Eleanor’s celebrity status is the result of her social personality as she works up front at the cash register in the bakery. Before working solely at the bakery, Eleanor attended a local community college for two years where she studied arts, music, and general studies. Now, Eleanor packs her own lunch and walks to the bakery, where Ezdan says she “does not have to be instructed on everything” and is “a very good helper.”
“I think it has done exactly what I hoped it would as far as her having a vocation and something worthwhile to do and something for us to do together,” says Ezdan.
Adds Lisa, “I think it is better than we imagined. And it keeps getting better and better. We keep doing fun things, new things, interesting things. You know, it is fun to go to work.”
The Fluckigers don’t plan on expanding the bakery to another location. They started this as a family project, and they intend to keep it that way.
But if you ever do go to Torrington, Wyoming, and get the chance to visit The Bread Doctor, you may be lucky enough to be helped by Eleanor and try some of her favorite foods: the cranberry walnut bread, the Wowie Cowboy Cookie, and the ham and cheese croissant. And if your luck continues, perhaps the Bread Doctor himself will be in to say hello.
“This project has been guided by the Lord.
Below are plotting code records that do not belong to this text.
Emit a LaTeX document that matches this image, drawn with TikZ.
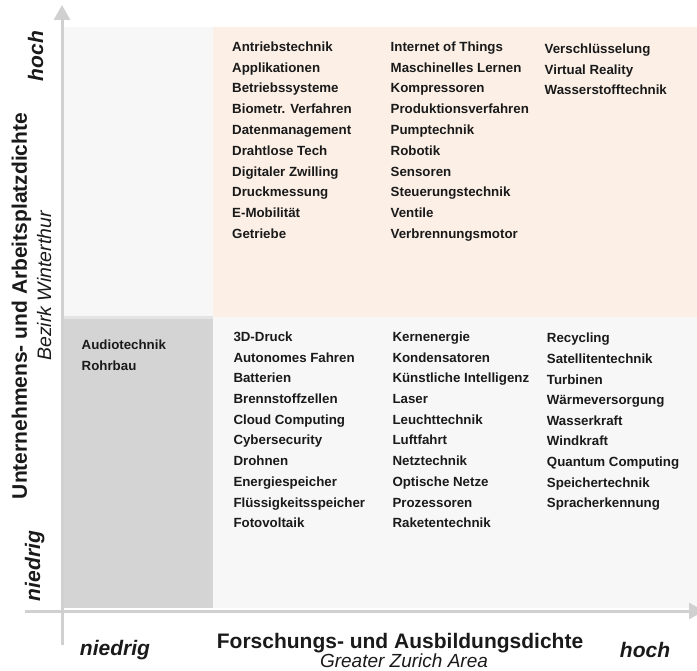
\documentclass[tikz,border=0pt]{standalone}
\usepackage{fontspec}
\setmainfont{Liberation Sans}
\usetikzlibrary{arrows.meta}
\definecolor{axisgray}{RGB}{208,208,208}
\definecolor{peach}{RGB}{251,239,230}
\definecolor{paleg}{RGB}{247,247,247}
\definecolor{midg}{RGB}{212,212,212}
\definecolor{sepg}{RGB}{228,228,228}
\definecolor{ink}{RGB}{26,26,26}
\tikzset{
  item/.style={anchor=base west, inner sep=0pt, text=ink,
    font=\fontsize{13.3}{13.3}\selectfont\bfseries},
  lvl/.style={inner sep=0pt, anchor=base, text=ink,
    font=\fontsize{21}{21}\selectfont\bfseries\itshape},
  ttl/.style={inner sep=0pt, anchor=base, text=ink,
    font=\fontsize{21}{21}\selectfont\bfseries},
  sub/.style={inner sep=0pt, anchor=base, text=ink,
    font=\fontsize{19.5}{19.5}\selectfont\itshape},
  axisline/.style={draw=axisgray, line width=3pt,
    -{Triangle[width=16pt,length=15pt]}}
}
\begin{document}
\begin{tikzpicture}[x=1pt,y=-1pt]
\useasboundingbox (0,0) rectangle (697,671);
% quadrants
\fill[paleg] (64,27) rectangle (213,317);
\fill[peach] (213,27) rectangle (697,317);
\fill[midg] (64,317) rectangle (213,608);
\fill[sepg] (64,316) rectangle (213,319);
\fill[paleg] (213,317) rectangle (697,608);
% axes
\coordinate (ybot) at (62,645);
\coordinate (ytop) at (62,5);
\coordinate (xleft) at (25,611);
\coordinate (xright) at (704,611);
\draw[axisline] (ybot) -- (ytop);
\draw[axisline] (xleft) -- (xright);
% top-right quadrant
\foreach \t [count=\i from 0] in {Antriebstechnik,Applikationen,Betriebssysteme,Biometr. Verfahren,Datenmanagement,Drahtlose Tech,Digitaler Zwilling,Druckmessung,E-Mobilität,Getriebe}
  \node[item] (ta\i) at (232,{51.4+20.8*\i}) {\t};
\foreach \t [count=\i from 0] in {Internet of Things,Maschinelles Lernen,Kompressoren,Produktionsverfahren,Pumptechnik,Robotik,Sensoren,Steuerungstechnik,Ventile,Verbrennungsmotor}
  \node[item] (tb\i) at (390.5,{51.4+20.8*\i}) {\t};
\foreach \t [count=\i from 0] in {Verschlüsselung,Virtual Reality,Wasserstofftechnik}
  \node[item] (tc\i) at (544.5,{53.8+20.6*\i}) {\t};
% bottom-left quadrant
\node[item] (la0) at (81.5,349.7) {Audiotechnik};
\node[item] (la1) at (81.5,370.4) {Rohrbau};
% bottom-right quadrant
\foreach \t [count=\i from 0] in {3D-Druck,Autonomes Fahren,Batterien,Brennstoffzellen,Cloud Computing,Cybersecurity,Drohnen,Energiespeicher,Flüssigkeitsspeicher,Fotovoltaik}
  \node[item] (ba\i) at (233.3,{341.4+20.7*\i}) {\t};
\foreach \t [count=\i from 0] in {Kernenergie,Kondensatoren,Künstliche Intelligenz,Laser,Leuchttechnik,Luftfahrt,Netztechnik,Optische Netze,Prozessoren,Raketentechnik}
  \node[item] (bb\i) at (392.3,{341.4+20.7*\i}) {\t};
\foreach \t [count=\i from 0] in {Recycling,Satellitentechnik,Turbinen,Wärmeversorgung,Wasserkraft,Windkraft,Quantum Computing,Speichertechnik,Spracherkennung}
  \node[item] (bc\i) at (546.7,{343+20.6*\i}) {\t};
% y axis labels
\node[lvl, rotate=90] (yhoch) at (43,56) {hoch};
\node[lvl, rotate=90] (yniedrig) at (40,566) {niedrig};
\node[ttl, rotate=90] (ytitle) at (27,306) {Unternehmens- und Arbeitsplatzdichte};
\node[sub, rotate=90] (ysub) at (51,286) {Bezirk Winterthur};
% x axis labels
\node[lvl] (xniedrig) at (115,655) {niedrig};
\node[lvl] (xhoch) at (645,657) {hoch};
\node[ttl] (xtitle) at (400,648) {Forschungs- und Ausbildungsdichte};
\node[sub, font=\fontsize{19}{19}\selectfont\itshape] (xsub) at (404,667.5) {Greater Zurich Area};
\end{tikzpicture}
\end{document}
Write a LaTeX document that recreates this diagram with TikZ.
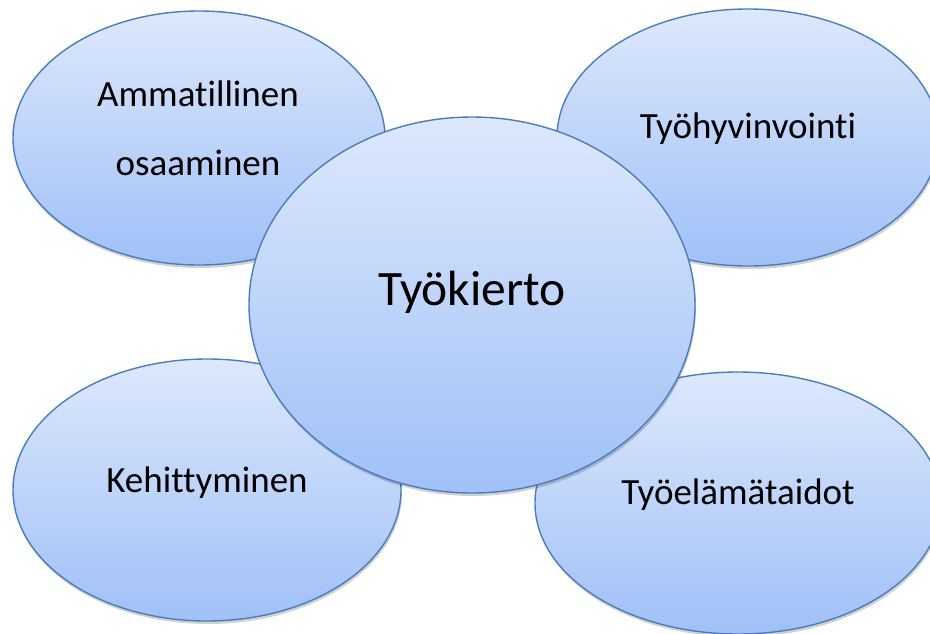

I don’t think it was so important for Him to say to me, ‘You need to start a bakery.’ But it was important to me to have something [for Eleanor]. I had the idea and then He supported us every step of the way,” says Ezdan through tears. “There were many opportunities that could have been created for Eleanor, but I think that in the end, He knew that there were a lot of other blessings waiting that we didn’t know about. I would never go back.”